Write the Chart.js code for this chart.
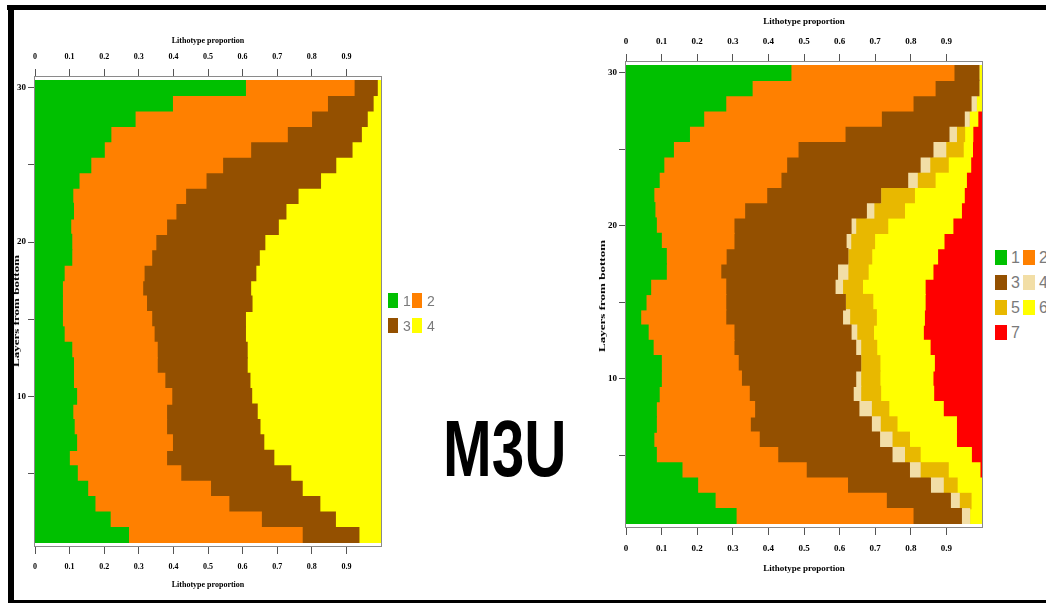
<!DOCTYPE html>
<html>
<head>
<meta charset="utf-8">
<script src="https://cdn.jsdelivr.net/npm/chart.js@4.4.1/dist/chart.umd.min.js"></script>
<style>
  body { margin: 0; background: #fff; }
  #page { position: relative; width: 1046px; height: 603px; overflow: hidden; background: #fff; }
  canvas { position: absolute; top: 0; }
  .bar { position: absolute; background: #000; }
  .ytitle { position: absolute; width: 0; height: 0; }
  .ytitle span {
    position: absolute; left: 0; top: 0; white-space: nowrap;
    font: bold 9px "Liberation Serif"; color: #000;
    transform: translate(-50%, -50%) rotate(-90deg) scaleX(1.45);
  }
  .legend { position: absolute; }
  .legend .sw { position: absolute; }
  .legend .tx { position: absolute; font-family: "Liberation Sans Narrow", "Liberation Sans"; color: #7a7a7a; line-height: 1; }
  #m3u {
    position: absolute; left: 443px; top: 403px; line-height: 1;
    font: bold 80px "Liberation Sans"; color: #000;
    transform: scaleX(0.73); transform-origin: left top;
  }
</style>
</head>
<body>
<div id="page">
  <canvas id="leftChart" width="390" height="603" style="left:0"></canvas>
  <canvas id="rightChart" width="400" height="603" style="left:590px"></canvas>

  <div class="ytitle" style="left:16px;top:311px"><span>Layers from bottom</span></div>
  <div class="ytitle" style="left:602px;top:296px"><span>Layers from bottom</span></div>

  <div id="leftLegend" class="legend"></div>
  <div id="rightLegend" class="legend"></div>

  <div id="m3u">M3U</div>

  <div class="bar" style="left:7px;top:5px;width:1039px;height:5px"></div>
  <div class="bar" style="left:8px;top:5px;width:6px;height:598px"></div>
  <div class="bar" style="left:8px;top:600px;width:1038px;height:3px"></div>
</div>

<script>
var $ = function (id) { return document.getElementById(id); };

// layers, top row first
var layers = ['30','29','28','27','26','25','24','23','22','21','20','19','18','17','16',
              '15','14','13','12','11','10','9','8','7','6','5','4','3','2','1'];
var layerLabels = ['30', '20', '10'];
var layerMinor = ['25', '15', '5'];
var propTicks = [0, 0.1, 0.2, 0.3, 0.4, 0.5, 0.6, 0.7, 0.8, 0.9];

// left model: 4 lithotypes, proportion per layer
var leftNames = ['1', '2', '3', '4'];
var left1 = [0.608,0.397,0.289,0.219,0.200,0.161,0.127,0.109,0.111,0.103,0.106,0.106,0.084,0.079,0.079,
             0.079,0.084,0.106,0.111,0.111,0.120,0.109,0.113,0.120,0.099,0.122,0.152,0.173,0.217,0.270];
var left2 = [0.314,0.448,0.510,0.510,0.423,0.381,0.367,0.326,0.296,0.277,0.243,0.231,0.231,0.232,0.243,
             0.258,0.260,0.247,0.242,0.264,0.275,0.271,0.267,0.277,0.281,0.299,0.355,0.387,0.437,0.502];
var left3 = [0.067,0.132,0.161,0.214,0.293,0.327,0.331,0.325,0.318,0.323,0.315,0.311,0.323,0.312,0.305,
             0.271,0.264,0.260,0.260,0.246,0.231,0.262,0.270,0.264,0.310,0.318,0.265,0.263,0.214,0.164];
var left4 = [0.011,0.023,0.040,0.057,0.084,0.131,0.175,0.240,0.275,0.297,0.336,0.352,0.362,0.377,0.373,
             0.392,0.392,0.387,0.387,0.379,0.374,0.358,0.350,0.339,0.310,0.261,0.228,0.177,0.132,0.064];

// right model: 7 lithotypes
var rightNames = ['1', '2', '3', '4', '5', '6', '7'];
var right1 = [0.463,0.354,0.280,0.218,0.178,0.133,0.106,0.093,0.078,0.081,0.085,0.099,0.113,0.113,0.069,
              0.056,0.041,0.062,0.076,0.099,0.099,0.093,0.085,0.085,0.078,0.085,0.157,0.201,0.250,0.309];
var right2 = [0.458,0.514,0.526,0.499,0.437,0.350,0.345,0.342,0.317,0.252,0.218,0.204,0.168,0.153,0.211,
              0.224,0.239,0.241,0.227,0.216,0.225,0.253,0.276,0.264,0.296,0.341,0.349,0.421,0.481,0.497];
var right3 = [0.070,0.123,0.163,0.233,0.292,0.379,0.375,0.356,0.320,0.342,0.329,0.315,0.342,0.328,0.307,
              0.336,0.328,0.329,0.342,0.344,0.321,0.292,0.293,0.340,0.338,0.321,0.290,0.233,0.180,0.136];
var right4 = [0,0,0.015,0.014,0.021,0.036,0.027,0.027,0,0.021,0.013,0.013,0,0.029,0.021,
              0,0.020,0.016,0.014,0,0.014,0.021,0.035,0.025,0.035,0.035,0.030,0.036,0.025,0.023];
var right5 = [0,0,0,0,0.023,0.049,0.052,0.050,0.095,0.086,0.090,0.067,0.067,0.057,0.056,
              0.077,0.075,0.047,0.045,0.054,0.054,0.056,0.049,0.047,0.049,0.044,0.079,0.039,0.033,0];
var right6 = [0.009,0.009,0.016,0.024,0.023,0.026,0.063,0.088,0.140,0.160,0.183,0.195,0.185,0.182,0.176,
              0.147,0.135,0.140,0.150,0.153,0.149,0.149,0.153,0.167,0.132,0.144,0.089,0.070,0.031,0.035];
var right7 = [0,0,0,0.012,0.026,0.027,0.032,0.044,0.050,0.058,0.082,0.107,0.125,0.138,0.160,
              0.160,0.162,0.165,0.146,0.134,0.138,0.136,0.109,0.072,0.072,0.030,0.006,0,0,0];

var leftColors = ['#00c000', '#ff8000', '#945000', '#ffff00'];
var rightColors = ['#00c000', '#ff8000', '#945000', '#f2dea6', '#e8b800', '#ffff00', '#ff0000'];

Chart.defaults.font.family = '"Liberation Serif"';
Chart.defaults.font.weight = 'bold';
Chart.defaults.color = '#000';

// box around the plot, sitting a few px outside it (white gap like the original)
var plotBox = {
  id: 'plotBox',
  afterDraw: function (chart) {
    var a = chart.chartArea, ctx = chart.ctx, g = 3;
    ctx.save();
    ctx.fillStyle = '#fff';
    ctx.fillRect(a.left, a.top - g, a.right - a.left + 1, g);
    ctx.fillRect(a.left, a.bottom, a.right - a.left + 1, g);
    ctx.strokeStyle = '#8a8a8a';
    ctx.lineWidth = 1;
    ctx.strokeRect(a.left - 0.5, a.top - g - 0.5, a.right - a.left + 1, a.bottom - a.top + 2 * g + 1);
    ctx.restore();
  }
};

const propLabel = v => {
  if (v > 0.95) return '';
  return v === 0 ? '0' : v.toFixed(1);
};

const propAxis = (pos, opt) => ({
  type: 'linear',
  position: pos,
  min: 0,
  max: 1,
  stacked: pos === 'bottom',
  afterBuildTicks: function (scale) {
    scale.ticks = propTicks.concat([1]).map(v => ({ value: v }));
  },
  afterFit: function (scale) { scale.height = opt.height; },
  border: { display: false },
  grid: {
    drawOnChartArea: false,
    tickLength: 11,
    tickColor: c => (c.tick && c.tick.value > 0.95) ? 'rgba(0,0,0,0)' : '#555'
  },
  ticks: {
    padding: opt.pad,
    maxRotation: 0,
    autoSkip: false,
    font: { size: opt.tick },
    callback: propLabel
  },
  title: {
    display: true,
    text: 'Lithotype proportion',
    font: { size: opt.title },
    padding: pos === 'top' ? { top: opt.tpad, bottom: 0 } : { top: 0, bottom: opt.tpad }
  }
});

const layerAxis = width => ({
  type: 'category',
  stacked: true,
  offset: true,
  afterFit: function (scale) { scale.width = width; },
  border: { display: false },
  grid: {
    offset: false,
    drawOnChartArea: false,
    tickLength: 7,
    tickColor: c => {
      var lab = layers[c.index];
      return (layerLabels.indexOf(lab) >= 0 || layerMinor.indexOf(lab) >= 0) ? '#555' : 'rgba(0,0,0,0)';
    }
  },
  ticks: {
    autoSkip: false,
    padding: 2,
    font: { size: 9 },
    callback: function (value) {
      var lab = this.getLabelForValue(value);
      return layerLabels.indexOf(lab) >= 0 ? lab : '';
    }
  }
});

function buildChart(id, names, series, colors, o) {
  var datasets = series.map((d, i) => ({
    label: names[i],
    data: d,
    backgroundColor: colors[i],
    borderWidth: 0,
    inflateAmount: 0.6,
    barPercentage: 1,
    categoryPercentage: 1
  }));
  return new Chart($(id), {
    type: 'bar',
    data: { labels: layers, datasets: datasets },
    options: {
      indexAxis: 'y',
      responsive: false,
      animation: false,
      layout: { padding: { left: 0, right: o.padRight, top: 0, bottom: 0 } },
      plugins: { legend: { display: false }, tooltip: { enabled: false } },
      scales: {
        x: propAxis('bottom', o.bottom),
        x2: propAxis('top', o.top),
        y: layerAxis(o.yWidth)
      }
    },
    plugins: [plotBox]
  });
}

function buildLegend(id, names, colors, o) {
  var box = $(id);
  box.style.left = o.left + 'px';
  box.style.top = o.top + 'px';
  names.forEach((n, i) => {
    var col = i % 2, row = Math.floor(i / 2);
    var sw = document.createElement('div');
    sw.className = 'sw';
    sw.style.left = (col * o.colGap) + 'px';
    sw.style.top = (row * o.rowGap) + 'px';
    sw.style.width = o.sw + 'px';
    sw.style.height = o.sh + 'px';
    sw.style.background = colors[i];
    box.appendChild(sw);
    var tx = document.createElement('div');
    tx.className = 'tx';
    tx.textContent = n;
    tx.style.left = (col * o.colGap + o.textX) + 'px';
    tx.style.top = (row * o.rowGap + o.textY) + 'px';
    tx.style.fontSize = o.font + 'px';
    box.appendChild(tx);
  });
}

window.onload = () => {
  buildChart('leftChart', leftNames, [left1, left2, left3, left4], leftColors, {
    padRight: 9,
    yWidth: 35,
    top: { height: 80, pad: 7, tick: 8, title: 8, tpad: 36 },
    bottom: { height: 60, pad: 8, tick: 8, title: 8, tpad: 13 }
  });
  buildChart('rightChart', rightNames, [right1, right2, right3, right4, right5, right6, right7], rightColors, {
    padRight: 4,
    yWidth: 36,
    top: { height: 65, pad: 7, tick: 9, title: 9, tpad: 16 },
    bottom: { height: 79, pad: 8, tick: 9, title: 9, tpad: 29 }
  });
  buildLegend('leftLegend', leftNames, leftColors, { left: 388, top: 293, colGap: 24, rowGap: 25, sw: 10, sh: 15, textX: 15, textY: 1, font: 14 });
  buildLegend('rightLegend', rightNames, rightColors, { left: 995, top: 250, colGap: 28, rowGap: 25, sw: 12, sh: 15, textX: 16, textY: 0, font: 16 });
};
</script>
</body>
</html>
◆ ◆ ◆ ◆ ◆ ◆ ◆
Repeat the lines of the listing above verbatim, beginning at its first line and ending at the line containing "var $ = function", which is included. Omit pictures.

Write the Chart.js code for this chart.
<!DOCTYPE html>
<html>
<head>
<meta charset="utf-8">
<script src="https://cdn.jsdelivr.net/npm/chart.js@4.4.1/dist/chart.umd.min.js"></script>
<style>
  body { margin: 0; background: #fff; }
  #page { position: relative; width: 1046px; height: 603px; overflow: hidden; background: #fff; }
  canvas { position: absolute; top: 0; }
  .bar { position: absolute; background: #000; }
  .ytitle { position: absolute; width: 0; height: 0; }
  .ytitle span {
    position: absolute; left: 0; top: 0; white-space: nowrap;
    font: bold 9px "Liberation Serif"; color: #000;
    transform: translate(-50%, -50%) rotate(-90deg) scaleX(1.45);
  }
  .legend { position: absolute; }
  .legend .sw { position: absolute; }
  .legend .tx { position: absolute; font-family: "Liberation Sans Narrow", "Liberation Sans"; color: #7a7a7a; line-height: 1; }
  #m3u {
    position: absolute; left: 443px; top: 403px; line-height: 1;
    font: bold 80px "Liberation Sans"; color: #000;
    transform: scaleX(0.73); transform-origin: left top;
  }
</style>
</head>
<body>
<div id="page">
  <canvas id="leftChart" width="390" height="603" style="left:0"></canvas>
  <canvas id="rightChart" width="400" height="603" style="left:590px"></canvas>

  <div class="ytitle" style="left:16px;top:311px"><span>Layers from bottom</span></div>
  <div class="ytitle" style="left:602px;top:296px"><span>Layers from bottom</span></div>

  <div id="leftLegend" class="legend"></div>
  <div id="rightLegend" class="legend"></div>

  <div id="m3u">M3U</div>

  <div class="bar" style="left:7px;top:5px;width:1039px;height:5px"></div>
  <div class="bar" style="left:8px;top:5px;width:6px;height:598px"></div>
  <div class="bar" style="left:8px;top:600px;width:1038px;height:3px"></div>
</div>

<script>
var $ = function (id) { return document.getElementById(id); };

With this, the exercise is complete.